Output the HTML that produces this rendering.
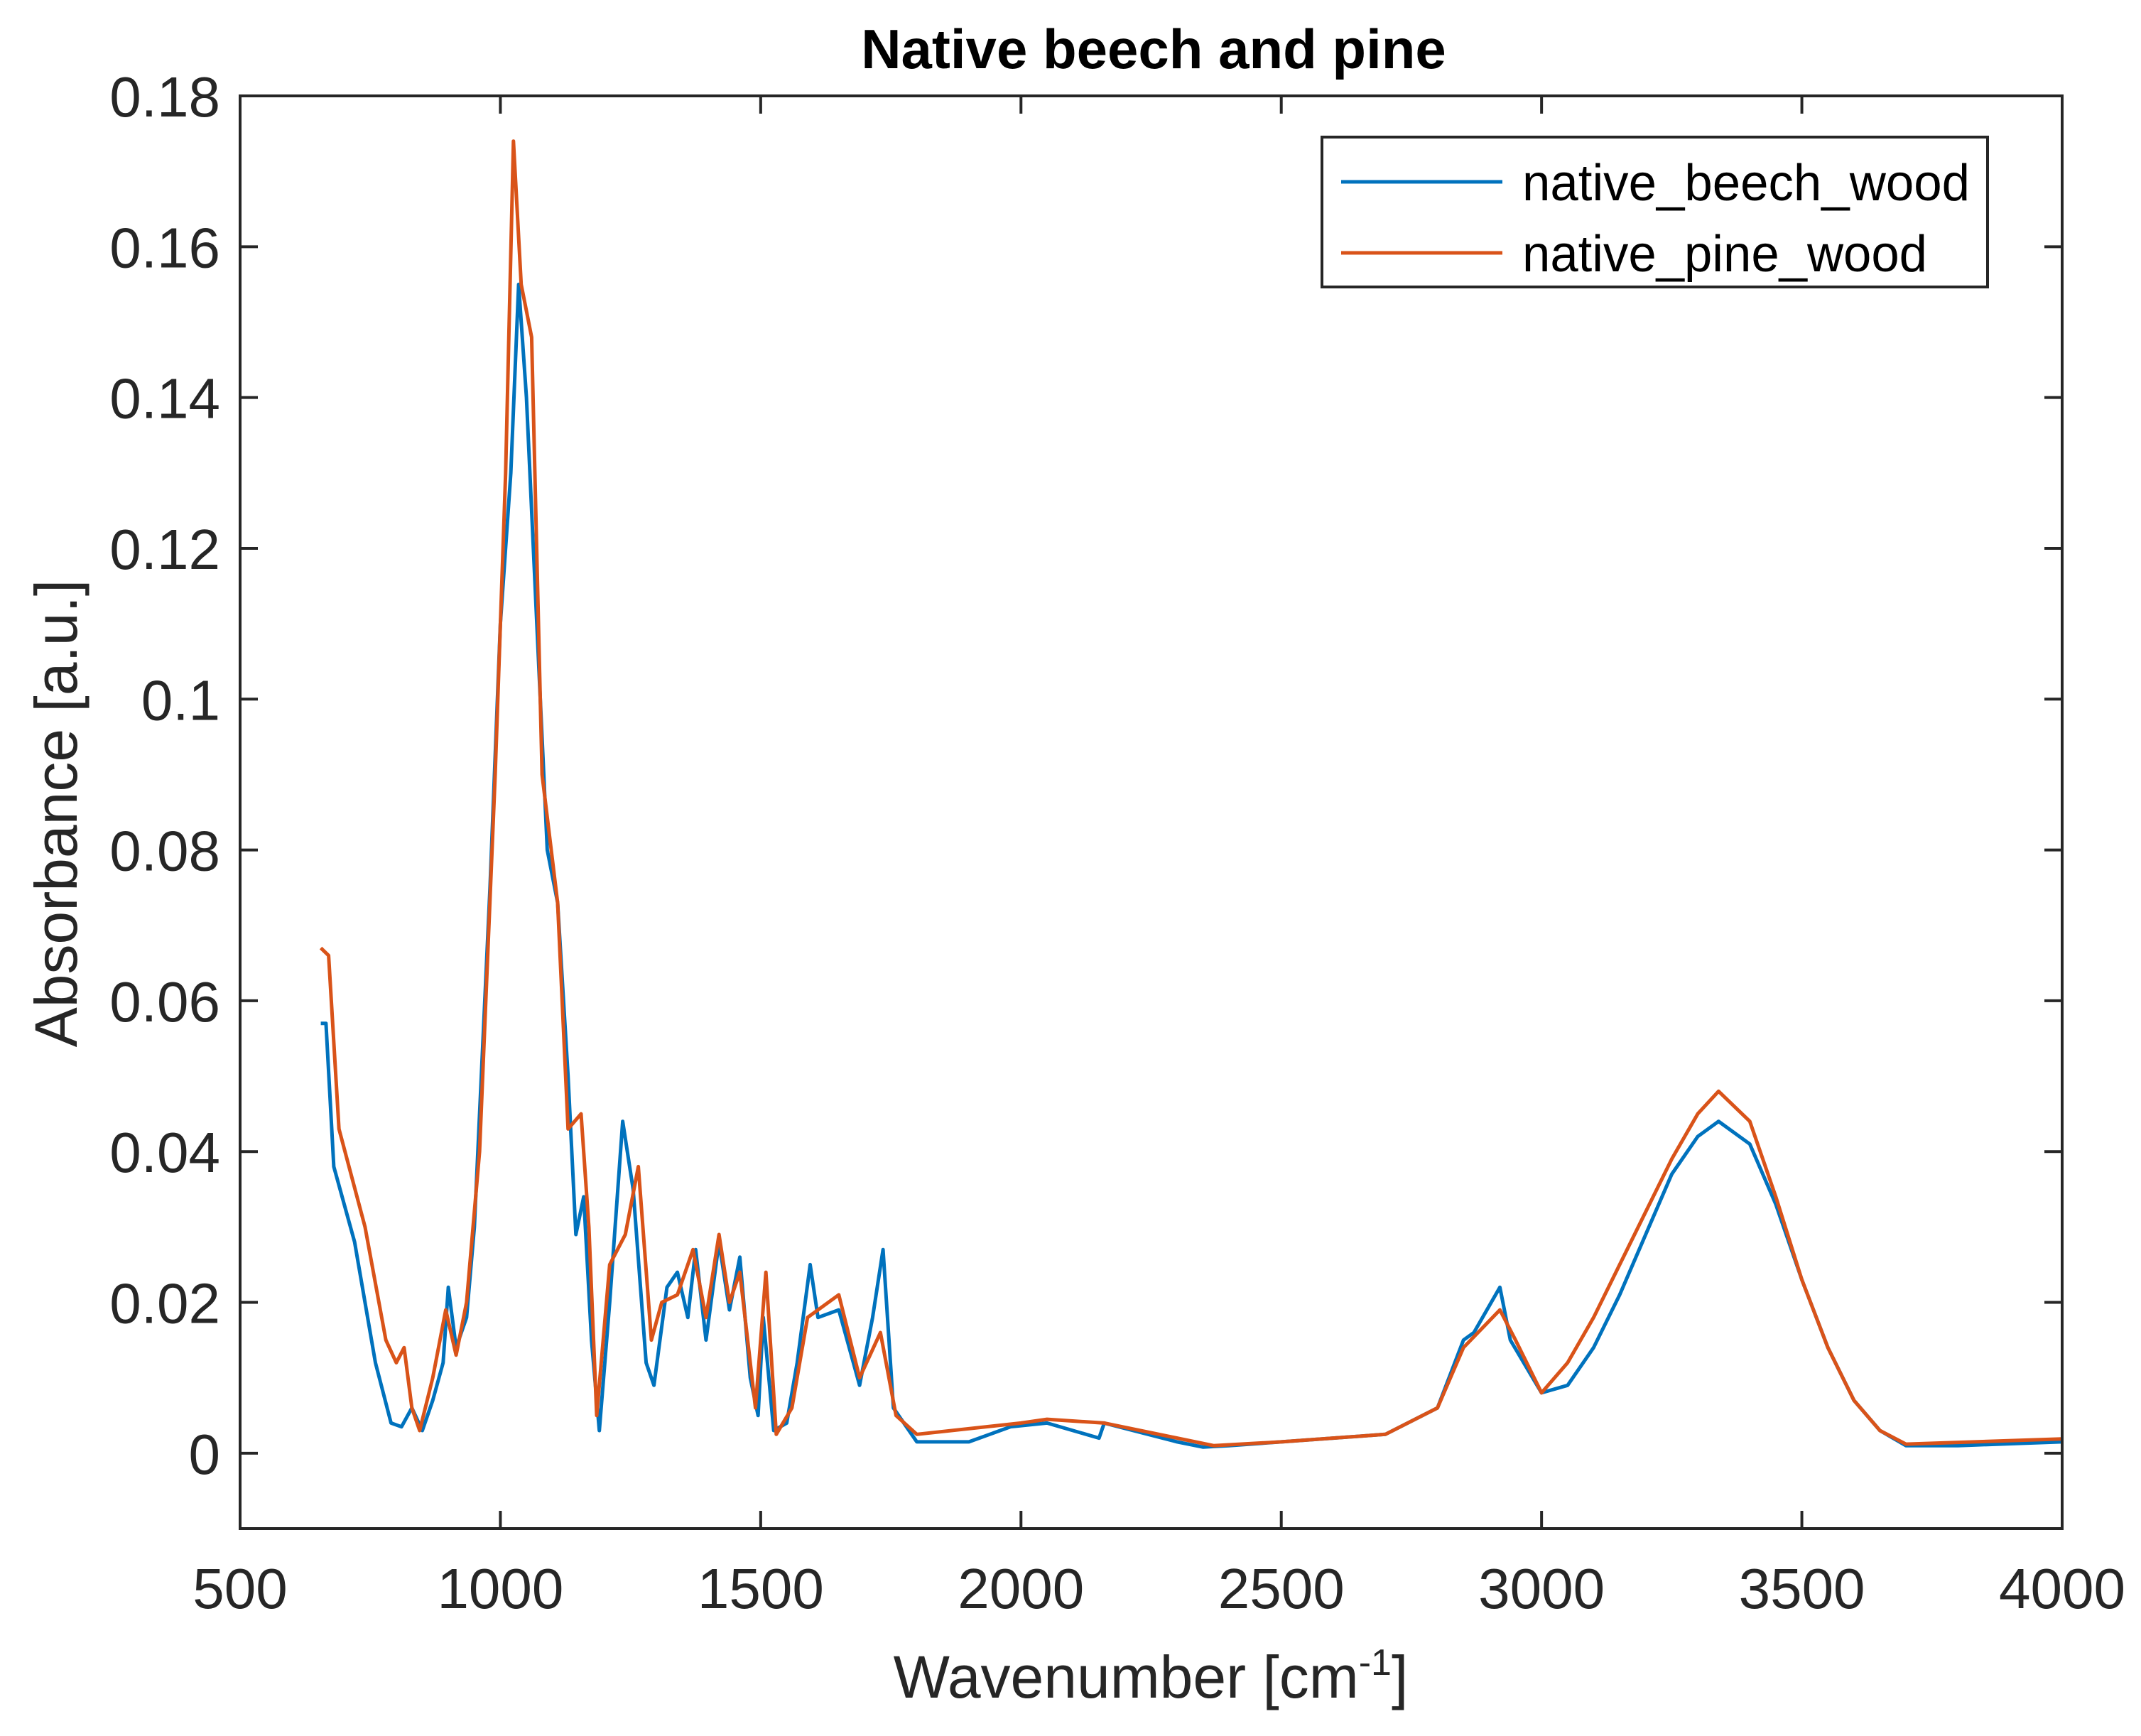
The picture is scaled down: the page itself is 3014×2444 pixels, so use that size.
<!DOCTYPE html>
<html><head><meta charset="utf-8"><style>
html,body{margin:0;padding:0;background:#fff;}
svg{display:block;font-family:"Liberation Sans",sans-serif;}
</style></head><body>
<svg id="chart" width="3014" height="2444" viewBox="0 0 3014 2444" xmlns="http://www.w3.org/2000/svg">
<rect x="0" y="0" width="3014" height="2444" fill="#fff"/>
<text x="1624" y="96" font-size="78" font-weight="bold" text-anchor="middle" fill="#000">Native beech and pine</text>
<g id="plot"></g>
<g id="axes"></g>
<text x="1620" y="2390" font-size="84" text-anchor="middle" fill="#262626">Wavenumber [cm<tspan font-size="52" dy="-32">-1</tspan><tspan dy="32">]</tspan></text>
<text transform="translate(108,1145) rotate(-90)" font-size="84" text-anchor="middle" fill="#262626">Absorbance [a.u.]</text>
<g>
<rect x="1861" y="193" width="937" height="211" fill="#fff" stroke="#262626" stroke-width="4"/>
<line x1="1888" y1="256" x2="2115" y2="256" stroke="#0072BD" stroke-width="5"/>
<text x="2143" y="282" font-size="72" textLength="630" lengthAdjust="spacingAndGlyphs" fill="#000">native_beech_wood</text>
<line x1="1888" y1="356" x2="2115" y2="356" stroke="#D95319" stroke-width="5"/>
<text x="2143" y="382" font-size="72" textLength="570" lengthAdjust="spacingAndGlyphs" fill="#000">native_pine_wood</text>
</g>
</svg>
<script>
const xTicks=[500,1000,1500,2000,2500,3000,3500,4000];
const yTicks=[0,0.02,0.04,0.06,0.08,0.1,0.12,0.14,0.16,0.18];
const yTickLabels=["0","0.02","0.04","0.06","0.08","0.1","0.12","0.14","0.16","0.18"];
const beechX=[655,665,680,720,760,790,810,830,850,870,890,900,915,935,950,980,1000,1020,1035,1050,1070,1090,1110,1130,1145,1160,1175,1190,1210,1235,1255,1280,1295,1320,1340,1360,1375,1395,1420,1440,1460,1480,1495,1505,1525,1550,1570,1595,1610,1650,1690,1715,1735,1755,1800,1900,1980,2050,2150,2160,2300,2350,2400,2600,2700,2800,2850,2870,2920,2940,3000,3050,3100,3150,3200,3250,3300,3340,3400,3450,3500,3550,3600,3650,3700,3800,4000];
const beechY=[0.057,0.057,0.038,0.028,0.012,0.004,0.0035,0.006,0.003,0.007,0.012,0.022,0.014,0.018,0.03,0.075,0.11,0.13,0.155,0.14,0.11,0.08,0.073,0.05,0.029,0.034,0.015,0.003,0.02,0.044,0.035,0.012,0.009,0.022,0.024,0.018,0.027,0.015,0.028,0.019,0.026,0.01,0.005,0.018,0.003,0.004,0.012,0.025,0.018,0.019,0.009,0.018,0.027,0.006,0.0015,0.0015,0.0035,0.004,0.002,0.004,0.0015,0.0008,0.001,0.002,0.0025,0.006,0.015,0.016,0.022,0.015,0.008,0.009,0.014,0.021,0.029,0.037,0.042,0.044,0.041,0.033,0.023,0.014,0.007,0.003,0.001,0.001,0.0015];
const pineX=[655,670,690,740,780,800,815,830,845,870,895,915,935,960,990,1010,1025,1040,1060,1080,1110,1130,1155,1170,1185,1210,1240,1265,1290,1310,1340,1370,1395,1420,1440,1460,1490,1510,1530,1560,1590,1650,1690,1730,1760,1800,2000,2050,2160,2300,2370,2500,2700,2800,2850,2920,2950,3000,3050,3100,3150,3200,3250,3300,3340,3400,3450,3500,3550,3600,3650,3700,4000];
const pineY=[0.067,0.066,0.043,0.03,0.015,0.012,0.014,0.006,0.003,0.01,0.019,0.013,0.02,0.04,0.09,0.13,0.174,0.155,0.148,0.09,0.073,0.043,0.045,0.03,0.005,0.025,0.029,0.038,0.015,0.02,0.021,0.027,0.018,0.029,0.02,0.024,0.006,0.024,0.0025,0.006,0.018,0.021,0.01,0.016,0.005,0.0025,0.004,0.0045,0.004,0.002,0.001,0.0015,0.0025,0.006,0.014,0.019,0.015,0.008,0.012,0.018,0.025,0.032,0.039,0.045,0.048,0.044,0.034,0.023,0.014,0.007,0.003,0.0012,0.0019];
const L=338,R=2903,T=135,B=2152,X0=500,X1=4000,Y0=-0.01,Y1=0.18;
function sx(v){return L+(v-X0)/(X1-X0)*(R-L);}
function sy(v){return B-(v-Y0)/(Y1-Y0)*(B-T);}
const NS="http://www.w3.org/2000/svg";
const plot=document.getElementById('plot'),axes=document.getElementById('axes');
function line(xs,ys,color,name){
  const p=document.createElementNS(NS,'polyline');
  p.setAttribute('points',xs.map((x,i)=>sx(x).toFixed(1)+','+sy(ys[i]).toFixed(1)).join(' '));
  p.setAttribute('fill','none');p.setAttribute('stroke',color);p.setAttribute('stroke-width','5');p.setAttribute('stroke-linejoin','round');
  
  
  plot.appendChild(p);
}
line(beechX,beechY,'#0072BD','beech-series-line');
line(pineX,pineY,'#D95319','pine-series-line');
const box=document.createElementNS(NS,'rect');
box.setAttribute('x',L);box.setAttribute('y',T);box.setAttribute('width',R-L);box.setAttribute('height',B-T);
box.setAttribute('fill','none');box.setAttribute('stroke','#262626');box.setAttribute('stroke-width','4');


axes.appendChild(box);
xTicks.forEach(v=>{
  const x=sx(v);
  [[B,B-25],[T,T+25]].forEach(([a,b])=>{const l=document.createElementNS(NS,'line');l.setAttribute('x1',x);l.setAttribute('x2',x);l.setAttribute('y1',a);l.setAttribute('y2',b);l.setAttribute('stroke','#262626');l.setAttribute('stroke-width','4');
  
  
  axes.appendChild(l);});
  const t=document.createElementNS(NS,'text');t.setAttribute('x',x);t.setAttribute('y',B+112);t.setAttribute('font-size','80');t.setAttribute('text-anchor','middle');t.setAttribute('fill','#262626');t.textContent=v;
  
  
  axes.appendChild(t);
});
yTicks.forEach((v,i)=>{
  const y=sy(v);
  [[L,L+25],[R,R-25]].forEach(([a,b])=>{const l=document.createElementNS(NS,'line');l.setAttribute('y1',y);l.setAttribute('y2',y);l.setAttribute('x1',a);l.setAttribute('x2',b);l.setAttribute('stroke','#262626');l.setAttribute('stroke-width','4');
  
  
  axes.appendChild(l);});
  const t=document.createElementNS(NS,'text');t.setAttribute('x',L-28);t.setAttribute('y',y+29);t.setAttribute('font-size','80');t.setAttribute('text-anchor','end');t.setAttribute('fill','#262626');t.textContent=yTickLabels[i];
  
  
  axes.appendChild(t);
});
</script>
</body></html>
.....
■ WHAT TO WORK ON ■
Write out each line of the data exactly; the images should be left out.

■ SOLUTION TO THIS PROBLEM ■
Output the HTML that produces this rendering.
The picture is scaled down: the page itself is 3014×2444 pixels, so use that size.
<!DOCTYPE html>
<html><head><meta charset="utf-8"><style>
html,body{margin:0;padding:0;background:#fff;}
svg{display:block;font-family:"Liberation Sans",sans-serif;}
</style></head><body>
<svg id="chart" width="3014" height="2444" viewBox="0 0 3014 2444" xmlns="http://www.w3.org/2000/svg">
<rect x="0" y="0" width="3014" height="2444" fill="#fff"/>
<text x="1624" y="96" font-size="78" font-weight="bold" text-anchor="middle" fill="#000">Native beech and pine</text>
<g id="plot"></g>
<g id="axes"></g>
<text x="1620" y="2390" font-size="84" text-anchor="middle" fill="#262626">Wavenumber [cm<tspan font-size="52" dy="-32">-1</tspan><tspan dy="32">]</tspan></text>
<text transform="translate(108,1145) rotate(-90)" font-size="84" text-anchor="middle" fill="#262626">Absorbance [a.u.]</text>
<g>
<rect x="1861" y="193" width="937" height="211" fill="#fff" stroke="#262626" stroke-width="4"/>
<line x1="1888" y1="256" x2="2115" y2="256" stroke="#0072BD" stroke-width="5"/>
<text x="2143" y="282" font-size="72" textLength="630" lengthAdjust="spacingAndGlyphs" fill="#000">native_beech_wood</text>
<line x1="1888" y1="356" x2="2115" y2="356" stroke="#D95319" stroke-width="5"/>
<text x="2143" y="382" font-size="72" textLength="570" lengthAdjust="spacingAndGlyphs" fill="#000">native_pine_wood</text>
</g>
</svg>
<script>
const xTicks=[500,1000,1500,2000,2500,3000,3500,4000];
const yTicks=[0,0.02,0.04,0.06,0.08,0.1,0.12,0.14,0.16,0.18];
const yTickLabels=["0","0.02","0.04","0.06","0.08","0.1","0.12","0.14","0.16","0.18"];
const beechX=[655,665,680,720,760,790,810,830,850,870,890,900,915,935,950,980,1000,1020,1035,1050,1070,1090,1110,1130,1145,1160,1175,1190,1210,1235,1255,1280,1295,1320,1340,1360,1375,1395,1420,1440,1460,1480,1495,1505,1525,1550,1570,1595,1610,1650,1690,1715,1735,1755,1800,1900,1980,2050,2150,2160,2300,2350,2400,2600,2700,2800,2850,2870,2920,2940,3000,3050,3100,3150,3200,3250,3300,3340,3400,3450,3500,3550,3600,3650,3700,3800,4000];
const beechY=[0.057,0.057,0.038,0.028,0.012,0.004,0.0035,0.006,0.003,0.007,0.012,0.022,0.014,0.018,0.03,0.075,0.11,0.13,0.155,0.14,0.11,0.08,0.073,0.05,0.029,0.034,0.015,0.003,0.02,0.044,0.035,0.012,0.009,0.022,0.024,0.018,0.027,0.015,0.028,0.019,0.026,0.01,0.005,0.018,0.003,0.004,0.012,0.025,0.018,0.019,0.009,0.018,0.027,0.006,0.0015,0.0015,0.0035,0.004,0.002,0.004,0.0015,0.0008,0.001,0.002,0.0025,0.006,0.015,0.016,0.022,0.015,0.008,0.009,0.014,0.021,0.029,0.037,0.042,0.044,0.041,0.033,0.023,0.014,0.007,0.003,0.001,0.001,0.0015];
const pineX=[655,670,690,740,780,800,815,830,845,870,895,915,935,960,990,1010,1025,1040,1060,1080,1110,1130,1155,1170,1185,1210,1240,1265,1290,1310,1340,1370,1395,1420,1440,1460,1490,1510,1530,1560,1590,1650,1690,1730,1760,1800,2000,2050,2160,2300,2370,2500,2700,2800,2850,2920,2950,3000,3050,3100,3150,3200,3250,3300,3340,3400,3450,3500,3550,3600,3650,3700,4000];
const pineY=[0.067,0.066,0.043,0.03,0.015,0.012,0.014,0.006,0.003,0.01,0.019,0.013,0.02,0.04,0.09,0.13,0.174,0.155,0.148,0.09,0.073,0.043,0.045,0.03,0.005,0.025,0.029,0.038,0.015,0.02,0.021,0.027,0.018,0.029,0.02,0.024,0.006,0.024,0.0025,0.006,0.018,0.021,0.01,0.016,0.005,0.0025,0.004,0.0045,0.004,0.002,0.001,0.0015,0.0025,0.006,0.014,0.019,0.015,0.008,0.012,0.018,0.025,0.032,0.039,0.045,0.048,0.044,0.034,0.023,0.014,0.007,0.003,0.0012,0.0019];
const L=338,R=2903,T=135,B=2152,X0=500,X1=4000,Y0=-0.01,Y1=0.18;
function sx(v){return L+(v-X0)/(X1-X0)*(R-L);}
function sy(v){return B-(v-Y0)/(Y1-Y0)*(B-T);}
const NS="http://www.w3.org/2000/svg";
const plot=document.getElementById('plot'),axes=document.getElementById('axes');
function line(xs,ys,color,name){
  const p=document.createElementNS(NS,'polyline');
  p.setAttribute('points',xs.map((x,i)=>sx(x).toFixed(1)+','+sy(ys[i]).toFixed(1)).join(' '));
  p.setAttribute('fill','none');p.setAttribute('stroke',color);p.setAttribute('stroke-width','5');p.setAttribute('stroke-linejoin','round');
  
  
  plot.appendChild(p);
}
line(beechX,beechY,'#0072BD','beech-series-line');
line(pineX,pineY,'#D95319','pine-series-line');
const box=document.createElementNS(NS,'rect');
box.setAttribute('x',L);box.setAttribute('y',T);box.setAttribute('width',R-L);box.setAttribute('height',B-T);
box.setAttribute('fill','none');box.setAttribute('stroke','#262626');box.setAttribute('stroke-width','4');


axes.appendChild(box);
xTicks.forEach(v=>{
  const x=sx(v);
  [[B,B-25],[T,T+25]].forEach(([a,b])=>{const l=document.createElementNS(NS,'line');l.setAttribute('x1',x);l.setAttribute('x2',x);l.setAttribute('y1',a);l.setAttribute('y2',b);l.setAttribute('stroke','#262626');l.setAttribute('stroke-width','4');
  
  
  axes.appendChild(l);});
  const t=document.createElementNS(NS,'text');t.setAttribute('x',x);t.setAttribute('y',B+112);t.setAttribute('font-size','80');t.setAttribute('text-anchor','middle');t.setAttribute('fill','#262626');t.textContent=v;
  
  
  axes.appendChild(t);
});
yTicks.forEach((v,i)=>{
  const y=sy(v);
  [[L,L+25],[R,R-25]].forEach(([a,b])=>{const l=document.createElementNS(NS,'line');l.setAttribute('y1',y);l.setAttribute('y2',y);l.setAttribute('x1',a);l.setAttribute('x2',b);l.setAttribute('stroke','#262626');l.setAttribute('stroke-width','4');
  
  
  axes.appendChild(l);});
  const t=document.createElementNS(NS,'text');t.setAttribute('x',L-28);t.setAttribute('y',y+29);t.setAttribute('font-size','80');t.setAttribute('text-anchor','end');t.setAttribute('fill','#262626');t.textContent=yTickLabels[i];
  
  
  axes.appendChild(t);
});
</script>
</body></html>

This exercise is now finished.